Explanation: Encapsulation is the practice of hiding a module’s internal data and implementation details from other modules, exposing only what is necessary through well-defined interfaces. Copying data or logic increases redundancy and errors, making code less maintainable. Exposing all variables publicly defeats the purpose of encapsulation and can cause tight coupling. Removing error handling weakens robustness and is unrelated to encapsulation.
What is a key characteristic of a well-designed module interface that helps ensure maintainability?

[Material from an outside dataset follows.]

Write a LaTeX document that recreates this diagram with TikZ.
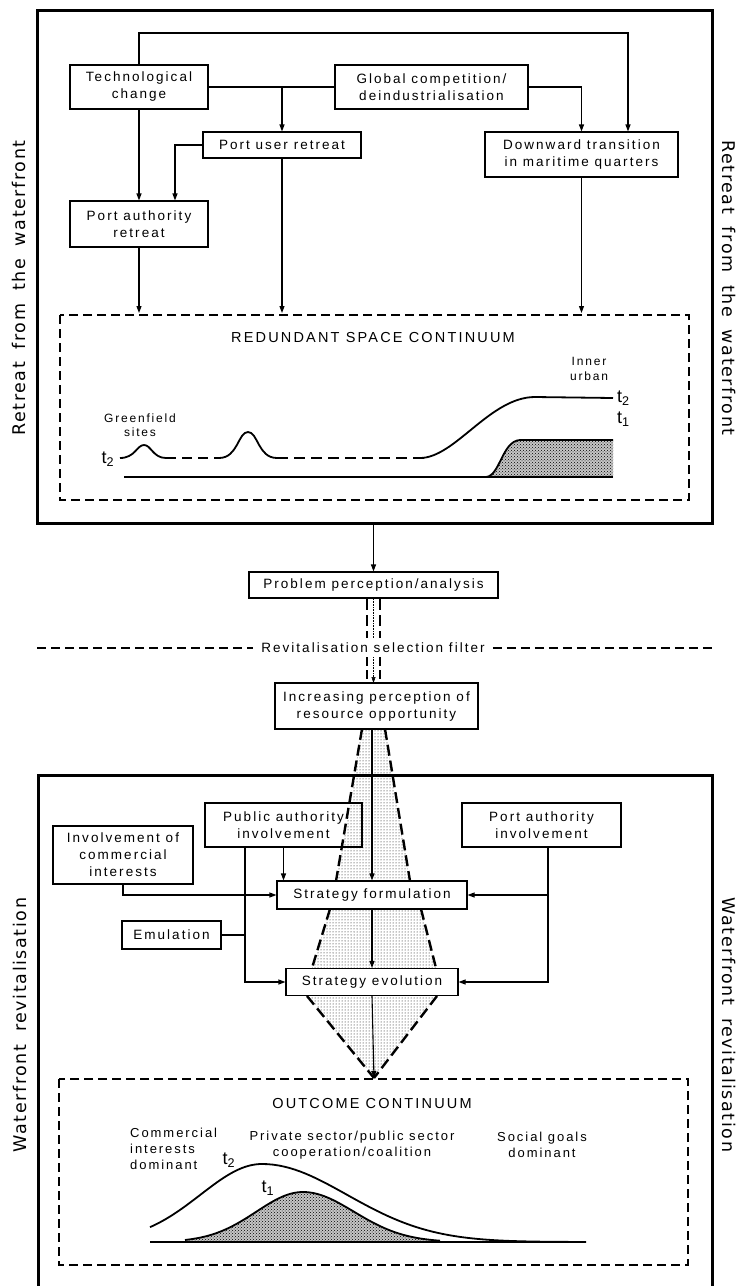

Explanation: A clear and well-designed interface specifies exactly what inputs are required and what outputs are produced, allowing other modules to interact predictably and safely. Including internal processing details can expose unnecessary complexity and create unwanted dependencies. Reliance on undocumented global variables leads to confusion and bugs. Interfaces that frequently change undermine predictability and maintainability.
A module that combines database access, user interface rendering, and data validation violates which key design principle?
Explanation: The Single Responsibility Principle states that a module should have only one reason to change, meaning it should focus on a single functionality or concern. Overloading refers to defining multiple behaviors for a function with the same name, which is unrelated to module design. Polymorphism allows different types to be treated uniformly, and recursion describes functions that call themselves—neither relates directly to this violation.